But there's still some issue of balancing simplicity of parsing/searching against simplicity of data entry, because I would like to include a handful of other bits of data along with each entry in the list. That "brief description" would probably be a block of text somewhere between a sentence and a paragraph long. Writing (or reading) that without line breaks would be a pain, so the parsing routine would need to have some way of separating entries other than "one newline each". Hence my concern that writing a sufficient program would be more than a 10 minute job. (I might be able to just steal some of my own old code, though.)
Sunday, September 16th, 2007 09:31 pm (UTC)
Yep, python uses indentation to define blocks, saving you the {}. It's an awesome language.

You could do each entry in a different file if you wanted to include more data.
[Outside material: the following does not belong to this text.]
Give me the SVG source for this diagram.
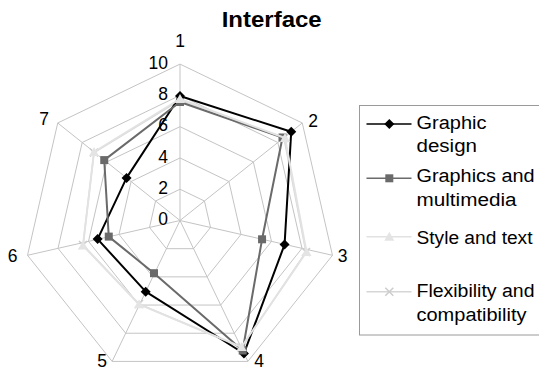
<svg xmlns="http://www.w3.org/2000/svg" xmlns:xlink="http://www.w3.org/1999/xlink" width="539" height="370" viewBox="0 0 539 370">
<style>
text{font-family:"Liberation Sans",Arial,sans-serif;fill:#000}
.grid{fill:none;stroke:#c4c4c4;stroke-width:1}
.tick{font-size:17.5px;text-anchor:end}
.ax{font-size:17.5px;text-anchor:middle}
.leg{font-size:18px}
.s1{fill:none;stroke:#000;stroke-width:2;stroke-linejoin:round}
.s2{fill:none;stroke:#6a6a6a;stroke-width:2;stroke-linejoin:round}
.s3{fill:none;stroke:#e2e2e2;stroke-width:2;stroke-linejoin:round}
.s4{fill:none;stroke:#d6d6d6;stroke-width:1.5;stroke-linejoin:round}
</style>
<defs>
<path id="dia" d="M0,-5L5,0L0,5L-5,0Z" fill="#000"/>
<rect id="sq" x="-4" y="-4" width="8" height="8" fill="#6a6a6a"/>
<path id="tri" d="M0,-5L5,4L-5,4Z" fill="#e4e4e4"/>
<path id="xx" d="M-4,-4L4,4M-4,4L4,-4" stroke="#cccccc" stroke-width="1.5" fill="none"/>
</defs>
<rect width="539" height="370" fill="#fff"/>
<text x="271.7" y="27" font-size="22" font-weight="bold" text-anchor="middle" textLength="100" lengthAdjust="spacingAndGlyphs">Interface</text>
<g id="grid">
<polygon class="grid" points="180,64.1 302.28,122.99 332.48,255.3 247.86,361.41 112.14,361.41 27.52,255.3 57.72,122.99"/>
<polygon class="grid" points="180,95.38 277.82,142.49 301.98,248.34 234.29,333.23 125.71,333.23 58.02,248.34 82.18,142.49"/>
<polygon class="grid" points="180,126.66 253.37,161.99 271.49,241.38 220.72,305.05 139.28,305.05 88.51,241.38 106.63,161.99"/>
<polygon class="grid" points="180,157.94 228.91,181.49 240.99,234.42 207.14,276.86 152.86,276.86 119.01,234.42 131.09,181.49"/>
<polygon class="grid" points="180,189.22 204.46,201 210.5,227.46 193.57,248.68 166.43,248.68 149.5,227.46 155.54,201"/>
<path class="grid" d="M180,220.5L180,64.1M180,220.5L302.28,122.99M180,220.5L332.48,255.3M180,220.5L247.86,361.41M180,220.5L112.14,361.41M180,220.5L27.52,255.3M180,220.5L57.72,122.99"/>
</g>
<g id="ticks">
<text class="tick" x="168" y="68.5">10</text>
<text class="tick" x="168" y="100">8</text>
<text class="tick" x="168" y="131">6</text>
<text class="tick" x="168" y="163">4</text>
<text class="tick" x="168" y="194">2</text>
<text class="tick" x="168" y="225">0</text>
</g>
<g id="axis-labels">
<text class="ax" x="180" y="47">1</text>
<text class="ax" x="313" y="127">2</text>
<text class="ax" x="342.5" y="262">3</text>
<text class="ax" x="259" y="367">4</text>
<text class="ax" x="102" y="367">5</text>
<text class="ax" x="12.5" y="262">6</text>
<text class="ax" x="44" y="125">7</text>
</g>
<g id="series-flexibility">
<polygon class="s4" points="180,100 284,138 306,252 241.5,347.5 139,304 83,245 94,152.5"/>
<use xlink:href="#xx" x="180" y="100"/><use xlink:href="#xx" x="284" y="138"/><use xlink:href="#xx" x="306" y="252"/><use xlink:href="#xx" x="241.5" y="347.5"/><use xlink:href="#xx" x="139" y="304"/><use xlink:href="#xx" x="83" y="245"/><use xlink:href="#xx" x="94" y="152.5"/>
</g>
<g id="series-graphic-design">
<polygon class="s1" points="180,96 291.23,131.8 284.56,244.6 243.95,353.5 145.71,291.7 97.62,239.1 126.55,177.9"/>
<use xlink:href="#dia" x="180" y="96"/><use xlink:href="#dia" x="291.23" y="131.8"/><use xlink:href="#dia" x="284.56" y="244.6"/><use xlink:href="#dia" x="243.95" y="353.5"/><use xlink:href="#dia" x="145.71" y="291.7"/><use xlink:href="#dia" x="97.62" y="239.1"/><use xlink:href="#dia" x="126.55" y="177.9"/>
</g>
<g id="series-graphics-multimedia">
<polygon class="s2" points="180,102 282.5,137.5 262.06,239.3 242.7,350.5 154,273.2 108.76,236.6 104.24,160.1"/>
<use xlink:href="#sq" x="180" y="102"/><use xlink:href="#sq" x="282.5" y="137.5"/><use xlink:href="#sq" x="262.06" y="239.3"/><use xlink:href="#sq" x="242.7" y="350.5"/><use xlink:href="#sq" x="154" y="273.2"/><use xlink:href="#sq" x="108.76" y="236.6"/><use xlink:href="#sq" x="104.24" y="160.1"/>
</g>
<g id="series-style-text">
<polygon class="s3" points="180,99 285,138 306.5,252 241.5,347 139,304.3 83,245.5 94,152"/>
<use xlink:href="#tri" x="180" y="99"/><use xlink:href="#tri" x="285" y="138"/><use xlink:href="#tri" x="306.5" y="252"/><use xlink:href="#tri" x="241.5" y="347"/><use xlink:href="#tri" x="139" y="304.3"/><use xlink:href="#tri" x="83" y="245.5"/><use xlink:href="#tri" x="94" y="152"/>
</g>
<g id="legend">
<rect x="359.5" y="105.5" width="190" height="229.5" fill="#fff" stroke="#9a9a9a" stroke-width="1"/>
<line x1="366.5" y1="124" x2="411.5" y2="124" stroke="#000" stroke-width="1.5"/>
<use xlink:href="#dia" x="389.3" y="124"/>
<text class="leg" x="416.5" y="128.5" textLength="70" lengthAdjust="spacingAndGlyphs">Graphic</text>
<text class="leg" x="416.5" y="152" textLength="60.5" lengthAdjust="spacingAndGlyphs">design</text>
<line x1="366.5" y1="178.3" x2="411.5" y2="178.3" stroke="#6a6a6a" stroke-width="1.5"/>
<use xlink:href="#sq" x="389.3" y="178.3"/>
<text class="leg" x="416.5" y="182" textLength="118" lengthAdjust="spacingAndGlyphs">Graphics and</text>
<text class="leg" x="416.5" y="205.5" textLength="100" lengthAdjust="spacingAndGlyphs">multimedia</text>
<line x1="366.5" y1="236.7" x2="411.5" y2="236.7" stroke="#e2e2e2" stroke-width="1.5"/>
<use xlink:href="#tri" x="389.3" y="236.7"/>
<text class="leg" x="416.5" y="243.5" textLength="116" lengthAdjust="spacingAndGlyphs">Style and text</text>
<line x1="366.5" y1="291.7" x2="411.5" y2="291.7" stroke="#d6d6d6" stroke-width="1.5"/>
<use xlink:href="#xx" x="389.3" y="291.7"/>
<text class="leg" x="416.5" y="297" textLength="118" lengthAdjust="spacingAndGlyphs">Flexibility and</text>
<text class="leg" x="416.5" y="320.5" textLength="110" lengthAdjust="spacingAndGlyphs">compatibility</text>
</g>
</svg>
Say, keywords on the first line, and everything else the program treats as a big blob.
Tuesday, September 25th, 2007 08:37 pm (UTC)
As someone said above, you could easily use a spreadsheet saving files in CSV format for your data entry.

I love programming in Python. I find that most of the time the way it works is the way I think about code in my head. It has worked very well for a lot of small projects I've done at work or at home.
Saturday, September 29th, 2007 01:38 am (UTC)
this reminds me that I just saw an article today about spreadsheets for programmers, which use python instead of VB as their scripting language.
Saturday, September 15th, 2007 07:33 pm (UTC)
You know, I'm sure I'll find out what this is for at some point, but I really don't want to know. This is what happens when I leave you alone for a week. :P
Saturday, September 15th, 2007 07:37 pm (UTC)
I haven't spent any substantial time on it, honest! :) And you'll note that unlike previous crazy plans, I explicitly came into this one NOT wanting to spend any substantial time setting it up. If I can't find a quick and easy way to do it, it's not going to happen.
Saturday, September 15th, 2007 07:50 pm (UTC)
I have a program called CocoaMySQL, which is basically a gui version of MySQL. It also shows you what it's doing, so I used it as a tool to learn MySQL commands and syntax and test/debug problematic commands that were outputted by my php-based japanese-flashcards-studying "program" (if you can call a webpage that at all, ever).


On the other hand, have you ever considered...

...

...

Excel? ;)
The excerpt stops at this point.